From: Leonardo S. Cardoso
Subject: Re: [Discuss-gnuradio] Installing GNU Radio blocks as a regular user
Date: Wed, 8 Apr 2015 15:23:18 +0200

Hi Marcus,

Thanks for the quick reply. The IT dept. can install any version of GNU Radio so no problem there :)

The pybombs solution looks a lot like what I was cooking up from my side. It boils down to changing the paths (PYTHONPATH, LD_LIBRARY_PATH, PKG_CONFIG_PATH, etc..) and installing OOT modules in a prefix in the users’s home.

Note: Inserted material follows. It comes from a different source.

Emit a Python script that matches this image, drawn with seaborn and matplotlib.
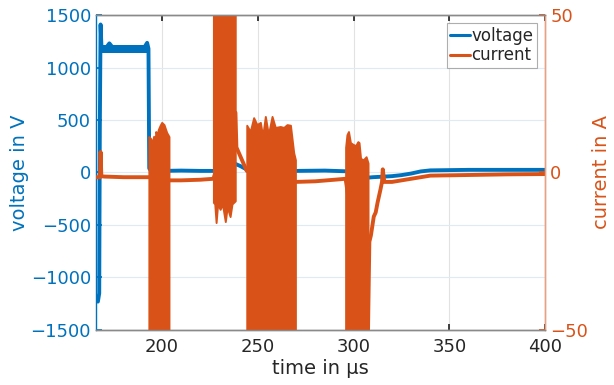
import matplotlib
matplotlib.use("Agg")
import matplotlib.pyplot as plt
import seaborn as sns

# ---------------- data ----------------
# voltage trace (left axis, V)
volt_t = [165.0, 166.5, 167.2, 167.5, 167.9, 168.4, 170, 172.5, 175, 180, 185, 190,
          192.2, 192.9, 193.3, 194, 200, 210, 220, 227, 238.5, 241, 244, 255, 270,
          285, 295, 300, 304, 305.3, 306.0, 307, 310, 315, 320, 325, 330, 335, 340,
          360, 380, 400]
volt_v = [-1200, -1230, -1150, 400, 1410, 1180, 1170, 1230, 1172, 1170, 1172, 1170,
          1235, 1180, 40, 20, 15, 18, 15, 15, 80, 60, 30, 15, 15,
          18, 12, 10, 0, -150, -40, -50, -45, -40, -35, -25, -10, 10, 20,
          25, 25, 25]
# noise band of the voltage plateau
plateau_t = [168.4, 193.0]
plateau_hi = [1210, 1210]
plateau_lo = [1135, 1135]

# current trace between the bursts (right axis, A)
cur_t = [165.0, 167.6, 167.9, 168.3, 170, 180, 190, 193.1,
         203.6, 210, 220, 226.8,
         238.2, 238.3, 238.8, 244.2,
         269.6, 280, 290, 295.8,
         307.5, 308.2, 309.0, 310.5, 311.5, 312.5, 314.0, 314.8, 315.2, 316.0,
         320, 330, 340, 360, 380, 400]
cur_i = [-1.5, -1.5, 6.5, -1.2, -1.3, -1.5, -1.5, -1.5,
         -2.5, -2.5, -2.3, -2.0,
         19.0, 19.0, 8.0, 0.5,
         -3.0, -2.8, -2.3, -2.0,
         -50.0, -22.0, -20.0, -14.0, -12.7, -9.5, -5.4, -3.0, 1.0, -3.0,
         -3.0, -2.0, -1.0, -0.8, -0.6, -0.5]

# oscillation bursts of the current: envelope (upper / lower)
b1_t = [193.1, 194.0, 194.9, 195.6, 196.3, 196.7, 197.5, 198.0, 199.0, 199.8, 201.0, 202.4, 203.6]
b1_hi = [11.4, 10.8, 9.5, 11.5, 8.0, 13.0, 12.0, 13.6, 15.0, 15.9, 15.2, 12.7, 11.4]
b1_lo = [-60, -60, -60, -60, -60, -60, -60, -60, -60, -60, -60, -60, -60]

b2_t = [226.8, 227.5, 228.2, 229.0, 230.3, 231.5, 233.0, 234.0, 235.5, 236.5, 238.2]
b2_hi = [60, 60, 60, 60, 60, 60, 60, 60, 60, 60, 60]
b2_lo = [-9.5, -10.0, -15.9, -10.0, -11.7, -10.0, -15.6, -11.0, -14.0, -10.0, -9.0]

b3_t = [244.2, 246.0, 247.8, 249.5, 251.3, 252.5, 253.9, 255.5, 257.4, 259.1, 261.7,
        263.5, 265.2, 267.0, 268.7, 269.6]
b3_hi = [15.0, 13.0, 17.4, 15.2, 15.9, 11.5, 17.8, 12.0, 17.8, 14.3, 14.6,
         14.3, 15.2, 15.0, 6.3, 4.0]
b3_lo = [-60, -60, -60, -60, -60, -60, -60, -60, -60, -60, -60,
         -60, -60, -60, -60, -60]

b4_t = [295.8, 296.5, 297.3, 298.3, 299.5, 301.0, 302.2, 302.8, 303.6, 305.0, 306.5, 307.5]
b4_hi = [8.0, 12.0, 13.0, 9.5, 9.0, 8.5, 9.8, 9.5, 4.5, 4.0, 5.0, 3.0]
b4_lo = [-60, -60, -60, -60, -60, -60, -60, -60, -60, -60, -60, -60]

x_ticks = [200, 250, 300, 350, 400]
v_ticks = [-1500, -1000, -500, 0, 500, 1000, 1500]
i_ticks = [-50, 0, 50]

# ---------------- style ----------------
BLUE = "#0072BD"
ORANGE = "#D95319"
sns.set_theme(style="white")
plt.rcParams["font.family"] = ["DejaVu Sans"]

fig = plt.figure(figsize=(6.14, 3.85), dpi=100)
ax = fig.add_axes([0.156, 0.143, 0.732, 0.818])
ax2 = ax.twinx()

# voltage
ax.fill_between(plateau_t, plateau_lo, plateau_hi, color=BLUE, linewidth=0)
sns.lineplot(x=volt_t, y=volt_v, ax=ax, color=BLUE, linewidth=2.8,
             sort=False, estimator=None, label="voltage", legend=False)

# current
sns.lineplot(x=cur_t, y=cur_i, ax=ax2, color=ORANGE, linewidth=2.8,
             sort=False, estimator=None, label="current", legend=False)
for bt, bh, bl in [(b1_t, b1_hi, b1_lo), (b2_t, b2_hi, b2_lo),
                   (b3_t, b3_hi, b3_lo), (b4_t, b4_hi, b4_lo)]:
    ax2.fill_between(bt, bl, bh, color=ORANGE, linewidth=1.4, edgecolor=ORANGE)

ax.set_xlim(165.4, 400)
ax.set_ylim(-1500, 1500)
ax2.set_ylim(-50, 50)
ax.set_xticks(x_ticks)
ax.set_yticks(v_ticks)
ax2.set_yticks(i_ticks)

ax.grid(True, axis="x", color="#e2e2e2", linewidth=0.8)
ax.grid(True, axis="y", color="#deebf6", linewidth=0.8)
ax.set_axisbelow(True)

ax.tick_params(axis="x", direction="in", length=4, labelsize=13, colors="#262626",
               top=True, bottom=True, pad=6)
ax.tick_params(axis="y", direction="in", length=4, labelsize=13, colors=BLUE, left=True)
ax2.tick_params(axis="y", direction="in", length=4, labelsize=13, colors=ORANGE, right=True)

ax.set_xlabel("time in µs", fontsize=14, color="#262626", labelpad=2)
ax.set_ylabel("voltage in V", fontsize=14, color=BLUE, labelpad=1)
ax2.set_ylabel("current in A", fontsize=14, color=ORANGE, labelpad=3)

for a in (ax, ax2):
    a.spines["top"].set_color("#8a8a8a")
    a.spines["bottom"].set_color("#8a8a8a")
    a.spines["left"].set_color(BLUE)
    a.spines["right"].set_color("#e8a184")
    for s in a.spines.values():
        s.set_linewidth(1.0)
ax2.spines["left"].set_visible(False)

h1, l1 = ax.get_legend_handles_labels()
h2, l2 = ax2.get_legend_handles_labels()
leg = ax2.legend(h1 + h2, l1 + l2, loc="upper right", fontsize=12, frameon=True,
                 fancybox=False, edgecolor="#9a9a9a", handlelength=1.2,
                 handletextpad=0.1, borderpad=0.2, labelspacing=0.1,
                 borderaxespad=0.5)
leg.get_frame().set_linewidth(0.8)
for line in leg.get_lines():
    line.set_linewidth(2.2)

fig.savefig("out.png", dpi=100)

Is there anything else to pybombs that I’m missing? I there any other advantage in using the pybombs framework that I might have missed?

Thanks again

BR, 

Leonardo



On 08 Apr 2015, at 12:18 , Marcus Müller <address@hidden> wrote:

Hi Leonardo,

So this depends on your situation: If you're allowed to get arbitrary
software installed by asking IT, I'd ask them to install a recent
version of GNU Radio (at *least* 3.7.2, the newer, the better).
Possibly, only outdated versions are in your IT's software package
repositories, so you might need them to build and install from source;
they might refuse.

If that's the case, or you can't ask for arbitrary software:
use pyBombs[1]! It allows installation in a directory prefix of your
choice. Choose "src" as only viable method of software installation.
After pybombs has finished doing its thing, you get a shell script that
you can use to modify the environment variables, so that if you just use
that script in your ~/.bashrc, you will have a system that has a working
GNU Radio, completely without leaving the boundaries of your non-root
user. Downside is that everything that's not on your system (or in an
outdated version) has to be built from source, which will take quite
some time and storage. Afterwards, if all these PCs are the same, you
can just copy the prefix folder to every user's home directory.

Either way, you'll (hopefully) have a working GNU Radio installation
afterwards.
Now, if you used pybombs, you'll already have a prefix directory in your
user's home where your OS will look for when loading libraries etc.
Otherwise, use pybombs now (./pybombs config; ./pybombs env; echo
"source $prefix/setup_env.sh" >> ~/.bashrc) to generate the empty
directory and generate a path-bending script.

When building your student's OOT's, you'd go the normal "cd gr-mymodule;
mkdir build; cd build; cmake ..; make; make install;" route, only that
you'd replace "cmake .." with "cmake
-DCMAKE_INSTALL_PREFIX=/home/userXYZ/prefixdirectory .."; afterwards,
"make install" will install the things into prefixdirectory; awesome!

Best regards,
Marcus

[1]http://gnuradio.org/redmine/projects/pybombs/wiki/QuickStart

On 04/08/2015 11:52 AM, Leonardo S. Cardoso wrote:
Hi everyone,

We’re trying to implement a GNU Radio course here in Lyon (France) where we take the students step-by-step into coding GR modules. At some point we’d like them to follow the out-of-tree modules tutorial but we’ve stumbled upon an unfortunate limitation: the IT guys of our university wont allow root access on any computer, meaning that we can compile but cannot install the blocks...

I come to you guys, to ask for advices on how to implement this. I have some ideas already but I’d like to see if there is any “best practice” ways to do this.